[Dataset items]
------------
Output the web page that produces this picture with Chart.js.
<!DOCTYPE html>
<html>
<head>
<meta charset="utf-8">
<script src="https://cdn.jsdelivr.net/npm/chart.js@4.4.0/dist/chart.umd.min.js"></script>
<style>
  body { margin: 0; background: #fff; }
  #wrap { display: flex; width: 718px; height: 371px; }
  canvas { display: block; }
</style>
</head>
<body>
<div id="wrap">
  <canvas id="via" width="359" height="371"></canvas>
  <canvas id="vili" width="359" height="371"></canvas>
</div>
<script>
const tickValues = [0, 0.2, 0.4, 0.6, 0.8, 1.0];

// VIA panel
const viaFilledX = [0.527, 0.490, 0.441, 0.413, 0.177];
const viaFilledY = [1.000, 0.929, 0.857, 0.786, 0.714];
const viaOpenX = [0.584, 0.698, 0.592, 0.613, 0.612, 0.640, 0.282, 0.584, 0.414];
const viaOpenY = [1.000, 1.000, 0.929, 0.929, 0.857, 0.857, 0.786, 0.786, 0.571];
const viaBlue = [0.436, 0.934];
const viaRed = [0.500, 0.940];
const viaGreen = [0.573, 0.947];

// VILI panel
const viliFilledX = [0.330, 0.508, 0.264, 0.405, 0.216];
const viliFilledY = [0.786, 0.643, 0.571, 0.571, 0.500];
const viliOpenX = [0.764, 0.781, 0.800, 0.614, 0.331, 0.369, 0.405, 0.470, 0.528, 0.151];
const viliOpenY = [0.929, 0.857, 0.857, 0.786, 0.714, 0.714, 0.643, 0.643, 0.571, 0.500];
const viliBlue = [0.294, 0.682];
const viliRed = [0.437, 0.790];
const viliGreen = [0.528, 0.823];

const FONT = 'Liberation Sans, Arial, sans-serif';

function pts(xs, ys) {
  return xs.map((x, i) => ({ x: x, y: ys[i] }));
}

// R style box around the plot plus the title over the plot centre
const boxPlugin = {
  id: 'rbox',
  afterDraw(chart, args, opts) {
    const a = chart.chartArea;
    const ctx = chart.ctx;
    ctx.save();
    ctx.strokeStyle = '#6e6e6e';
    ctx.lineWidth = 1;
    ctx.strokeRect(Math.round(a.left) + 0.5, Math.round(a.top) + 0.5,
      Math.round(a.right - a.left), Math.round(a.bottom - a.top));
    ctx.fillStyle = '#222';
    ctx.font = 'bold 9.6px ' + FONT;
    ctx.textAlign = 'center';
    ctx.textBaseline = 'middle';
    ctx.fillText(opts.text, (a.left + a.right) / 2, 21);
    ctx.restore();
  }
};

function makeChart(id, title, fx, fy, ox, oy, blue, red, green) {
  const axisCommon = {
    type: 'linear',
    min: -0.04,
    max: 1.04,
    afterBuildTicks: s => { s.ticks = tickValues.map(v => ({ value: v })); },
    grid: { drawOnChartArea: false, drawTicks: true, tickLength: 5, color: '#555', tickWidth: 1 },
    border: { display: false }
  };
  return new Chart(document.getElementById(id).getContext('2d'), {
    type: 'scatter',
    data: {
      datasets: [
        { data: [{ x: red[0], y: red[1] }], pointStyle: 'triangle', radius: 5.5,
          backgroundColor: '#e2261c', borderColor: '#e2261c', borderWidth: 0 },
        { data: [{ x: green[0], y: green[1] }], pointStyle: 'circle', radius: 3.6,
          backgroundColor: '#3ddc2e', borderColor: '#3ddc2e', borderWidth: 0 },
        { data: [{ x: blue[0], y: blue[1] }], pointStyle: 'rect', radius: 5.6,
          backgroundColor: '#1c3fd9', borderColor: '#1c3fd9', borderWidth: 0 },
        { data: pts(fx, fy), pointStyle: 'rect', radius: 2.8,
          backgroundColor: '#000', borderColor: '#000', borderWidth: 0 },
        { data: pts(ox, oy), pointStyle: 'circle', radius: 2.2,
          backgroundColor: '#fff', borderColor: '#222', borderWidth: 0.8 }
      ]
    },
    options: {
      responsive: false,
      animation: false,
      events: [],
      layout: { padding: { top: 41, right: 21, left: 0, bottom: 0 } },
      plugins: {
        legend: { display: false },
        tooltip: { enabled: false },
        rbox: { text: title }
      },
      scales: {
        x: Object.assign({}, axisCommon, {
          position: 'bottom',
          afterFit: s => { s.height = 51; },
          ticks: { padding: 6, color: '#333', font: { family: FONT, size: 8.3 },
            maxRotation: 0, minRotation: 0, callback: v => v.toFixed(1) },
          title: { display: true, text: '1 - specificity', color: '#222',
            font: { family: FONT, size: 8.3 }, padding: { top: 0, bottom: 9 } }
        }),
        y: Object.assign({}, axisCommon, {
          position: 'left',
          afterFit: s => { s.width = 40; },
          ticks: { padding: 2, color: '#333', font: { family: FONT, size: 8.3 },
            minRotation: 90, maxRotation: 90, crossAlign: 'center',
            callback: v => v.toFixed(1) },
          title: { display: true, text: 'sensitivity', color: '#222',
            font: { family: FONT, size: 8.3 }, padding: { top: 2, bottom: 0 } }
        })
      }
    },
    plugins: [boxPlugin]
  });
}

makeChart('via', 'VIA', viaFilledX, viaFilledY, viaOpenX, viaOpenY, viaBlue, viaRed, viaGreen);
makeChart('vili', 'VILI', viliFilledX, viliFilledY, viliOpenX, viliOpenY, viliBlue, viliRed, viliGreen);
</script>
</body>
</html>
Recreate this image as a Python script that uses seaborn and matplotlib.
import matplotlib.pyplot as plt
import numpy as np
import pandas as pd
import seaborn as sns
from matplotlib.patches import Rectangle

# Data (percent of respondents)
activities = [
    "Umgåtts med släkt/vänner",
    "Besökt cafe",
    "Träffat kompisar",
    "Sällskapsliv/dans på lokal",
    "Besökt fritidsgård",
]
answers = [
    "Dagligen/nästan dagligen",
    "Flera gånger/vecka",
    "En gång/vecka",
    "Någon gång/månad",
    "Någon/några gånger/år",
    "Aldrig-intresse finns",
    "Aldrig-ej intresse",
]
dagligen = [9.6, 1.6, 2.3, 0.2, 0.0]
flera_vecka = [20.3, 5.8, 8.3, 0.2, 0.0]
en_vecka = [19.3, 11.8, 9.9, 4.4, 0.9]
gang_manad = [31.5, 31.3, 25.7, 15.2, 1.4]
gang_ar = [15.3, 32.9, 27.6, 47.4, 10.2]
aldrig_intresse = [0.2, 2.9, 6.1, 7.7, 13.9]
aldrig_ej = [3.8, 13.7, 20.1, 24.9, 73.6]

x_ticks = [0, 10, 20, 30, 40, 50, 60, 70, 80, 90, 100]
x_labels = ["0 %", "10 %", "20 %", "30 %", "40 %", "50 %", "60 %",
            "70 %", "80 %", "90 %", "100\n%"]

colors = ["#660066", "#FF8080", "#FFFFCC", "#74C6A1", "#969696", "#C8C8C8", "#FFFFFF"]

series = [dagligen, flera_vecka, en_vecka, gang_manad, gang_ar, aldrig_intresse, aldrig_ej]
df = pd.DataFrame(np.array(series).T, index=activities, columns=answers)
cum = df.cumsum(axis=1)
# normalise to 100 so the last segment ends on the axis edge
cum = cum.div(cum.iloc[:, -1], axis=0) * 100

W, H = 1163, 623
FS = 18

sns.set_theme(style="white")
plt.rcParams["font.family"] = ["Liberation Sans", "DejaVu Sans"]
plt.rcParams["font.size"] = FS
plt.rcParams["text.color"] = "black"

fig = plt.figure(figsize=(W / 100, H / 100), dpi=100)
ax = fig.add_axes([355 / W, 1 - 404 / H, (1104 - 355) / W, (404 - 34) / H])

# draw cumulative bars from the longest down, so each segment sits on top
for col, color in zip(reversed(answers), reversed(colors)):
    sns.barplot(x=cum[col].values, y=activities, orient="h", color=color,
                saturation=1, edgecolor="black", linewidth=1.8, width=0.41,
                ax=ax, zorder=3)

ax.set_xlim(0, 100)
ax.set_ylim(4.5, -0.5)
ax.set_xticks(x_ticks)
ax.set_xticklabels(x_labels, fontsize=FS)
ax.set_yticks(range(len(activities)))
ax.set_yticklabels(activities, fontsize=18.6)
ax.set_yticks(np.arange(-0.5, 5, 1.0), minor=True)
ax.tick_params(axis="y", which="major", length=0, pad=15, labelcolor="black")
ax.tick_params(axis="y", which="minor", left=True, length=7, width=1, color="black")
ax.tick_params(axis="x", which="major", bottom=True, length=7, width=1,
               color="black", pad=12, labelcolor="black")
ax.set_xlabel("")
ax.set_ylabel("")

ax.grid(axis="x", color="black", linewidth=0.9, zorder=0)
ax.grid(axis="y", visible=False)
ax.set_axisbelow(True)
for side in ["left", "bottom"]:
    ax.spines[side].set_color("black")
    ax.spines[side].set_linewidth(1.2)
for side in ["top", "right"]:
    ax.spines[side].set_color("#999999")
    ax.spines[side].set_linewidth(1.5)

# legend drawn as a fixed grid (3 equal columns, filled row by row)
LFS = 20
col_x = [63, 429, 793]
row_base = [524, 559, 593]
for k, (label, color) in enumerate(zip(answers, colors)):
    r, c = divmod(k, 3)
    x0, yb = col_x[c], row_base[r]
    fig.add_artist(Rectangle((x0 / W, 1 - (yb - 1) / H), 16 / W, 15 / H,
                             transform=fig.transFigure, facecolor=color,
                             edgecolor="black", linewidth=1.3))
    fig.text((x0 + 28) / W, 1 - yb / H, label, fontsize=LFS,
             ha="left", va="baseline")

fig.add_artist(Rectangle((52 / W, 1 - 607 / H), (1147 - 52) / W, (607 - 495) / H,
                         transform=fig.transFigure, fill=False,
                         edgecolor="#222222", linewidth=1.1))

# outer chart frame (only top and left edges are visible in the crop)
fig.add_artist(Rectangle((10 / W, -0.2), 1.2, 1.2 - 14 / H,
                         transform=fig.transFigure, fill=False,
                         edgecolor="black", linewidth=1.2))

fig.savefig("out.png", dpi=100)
------------
Extract verbatim only those lines that run from the line with "Recreate this image" to the line with "from matplotlib.patches import Rectangle", inclusive.

• Exercise answer:
Recreate this image as a Python script that uses seaborn and matplotlib.
import matplotlib.pyplot as plt
import numpy as np
import pandas as pd
import seaborn as sns
from matplotlib.patches import Rectangle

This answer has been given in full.